In today's data-driven landscape, time series data has become a valuable resource for businesses, driving critical applications and offering valuable insights.
Choosing the best time series database for each use case is essential, as analyzing time-series data efficiently represents some important challenges. However, given the wide range of options available, making an informed decision can become difficult. So where should you start and what are the most important aspects to consider when selecting the best database for time series data? We give you some key aspects to consider.
Key Criteria for Choosing the best time-series database
- Performance and Scalability: It is important to choose the fastest time series database that can efficiently handle the ingestion, storage, and retrieval of time series data, even as the data volumes continue to grow. Scalability is equally important, as it ensures that your database can seamlessly expand to accommodate the increasing data loads as your business evolves, ensuring that it can scale vertically and horizontally.
- Query language: Choose a database that offers a powerful query language, capable of handling intricate operations, time-based filtering, and aggregations. A query language that is intuitive and expressive enhances the efficiency and accessibility of data analysis. SQL is a popular query language that is widely used and known for its simplicity, making it a user-friendly option for performing data analysis tasks. In the market, there are several time-series databases with their own proprietary or custom language and this can discourage many developers from using them.
- Data Model and Schema: Analyze the database's data model and schema flexibility to ensure it aligns seamlessly with your data structure and use case. Certain databases provide the advantage of schema-less flexibility, while others follow a more structured approach. Selecting a model that perfectly suits your specific data organization requirements is important. Considering also a versatile time-series database that can adjust to your future needs (not just time-series) is essential to keep your total cost of ownership down.
- Security and Maintainability: Data security and maintainability are non-negotiable. Look for a database that provides reliable and robust security features, including encryption, authentication, and authorization. It also needs to reduce the burden on your team, ensuring data integrity and availability, so it is crucial to consider the time and resources required for long-term maintenance, including managing backups, replicas, data retention, archiving, automation, and more.

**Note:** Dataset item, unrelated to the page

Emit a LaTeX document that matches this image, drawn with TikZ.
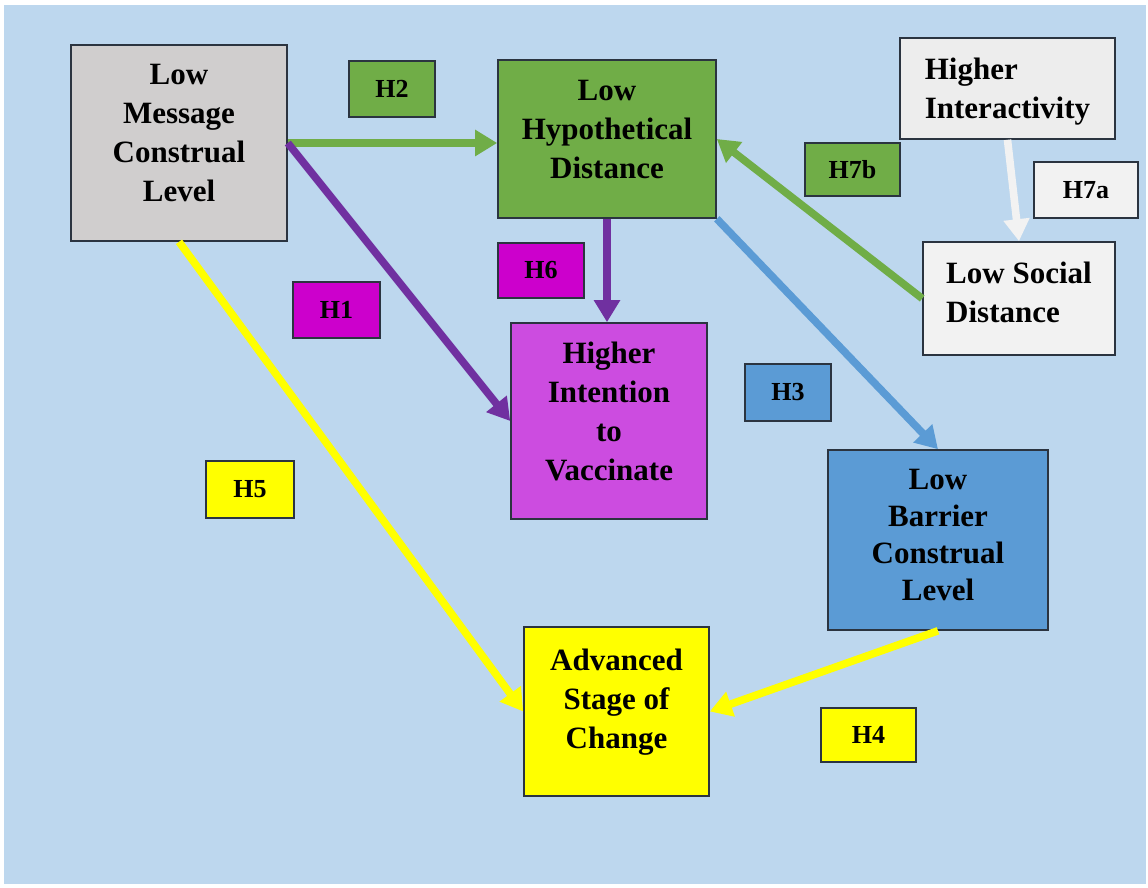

- Reliability: To minimize downtime, your time series database should be highly available with data replication, backup, and failover mechanisms. A reliable database ensures your critical time series data is accessible when you need it, without interruptions or data loss.
Comparing all the options to find the best time-series database
Begin by clearly defining your business's specific needs, objectives and technical aspects. Take into consideration important aspects like the volume of data, the speed at which data is generated, the complexity of queries, the ability to scale, and how well the chosen database integrates with your existing tools and systems.
With some research and analysis, identify the top time series- databases that align with your needs. Some popular options are InfluxDB, TimescaleDB, CrateDB, and others. Assess them based on the key criteria listed in the previous section.
Next, you can establish benchmarks and conduct performance tests using sample data that resembles your use case. Measure and analyze query response times, write speeds, and the scalability of the databases under consideration. Lastly, performing a cost analysis to determine the financial implications of each potential candidate. For that, considering an open-source time-series database is very helpful.
CrateDB: The Time Series Database that Truly Scales
CrateDB is widely recognized as one of the leading time-series databases, offering unparalleled capabilities to process very large data workloads with hyper-fast speed, thanks to its distributed architecture.
Offering native SQL, it seamlessly integrates with other systems, making it a popular choice for businesses of all sizes to manage time-series data. With high scalability and built-in availability, CrateDB allows to handle the demands of an ever-growing dataset with unbounded cardinality.
Thanks to its flexible data model, CrateDB can also address other types of projects (SQL, NoSQL, full-text, vector-search, BLOB), limiting the need for multiple different types of databases.
CrateDB support allows businesses to tailor their database structures to meet specific requirements, and the deployment process is a simple and straightforward experience according to the users, while seamlessly processing millions of data points per second.